According to a CNBC report, pharmaceutical companies and health officials are working at a breakneck pace to identify treatment or a vaccine to help fight the virus.
A clinical trial to evaluate the safety and effectiveness of the antiviral drug Remdesivir in adults diagnosed with coronavirus started at the University of Nebraska Medical Center in Omaha, the National Institutes of Health (NIH) said.
Participants in the US treatment group will receive 200 milligrams of Remdesivir intravenously when they are enrolled in the study.
They will receive another 100 milligrams while they are hospitalised for up to 10 days in total. A placebo group will receive a solution that resembles Remdesivir but contains only inactive ingredients, the NIH said.
The virus has so far infected more than 80,000 people.
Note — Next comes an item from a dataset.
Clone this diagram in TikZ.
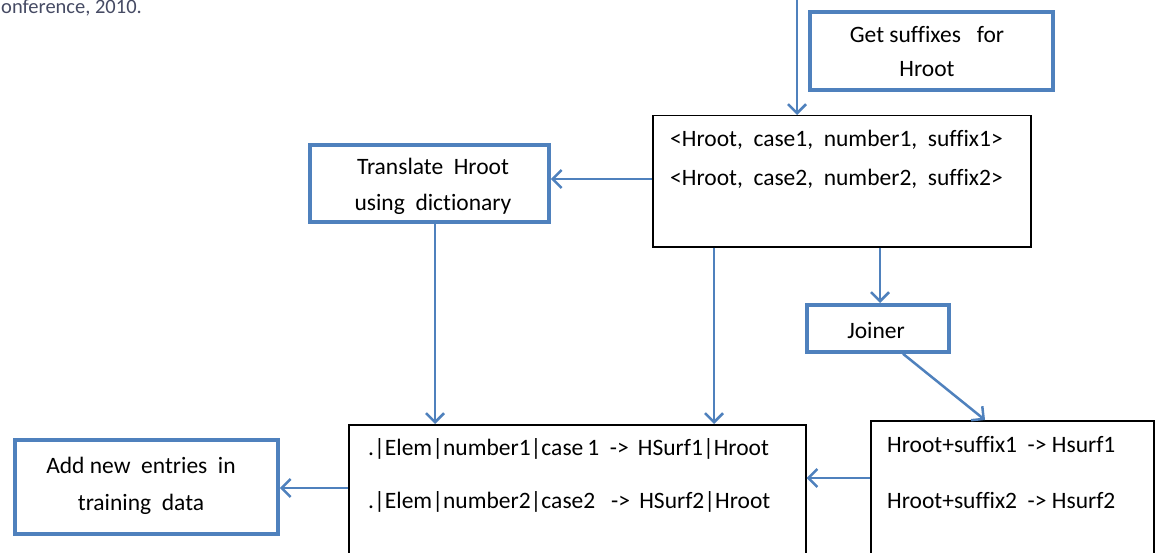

But even with an expedited approval process, a vaccine would not be available for use for at least a year or 18 months, said the director of the National Institute of Allergy and Infectious Diseases.
The coronavirus is spreading in the Middle East, Europe and other parts of the world, while parts of China begin to lower their emergency response level as the number of new cases reported there continues to slow.
More deaths have been reported in Iran and Italy, while South Korea on Wednesday said an 11th person had died of the disease there.
So far, there is no cure or vaccine for the virus, which has infected more than 80,000 people and killed more than 2,700 worldwide in the past few months.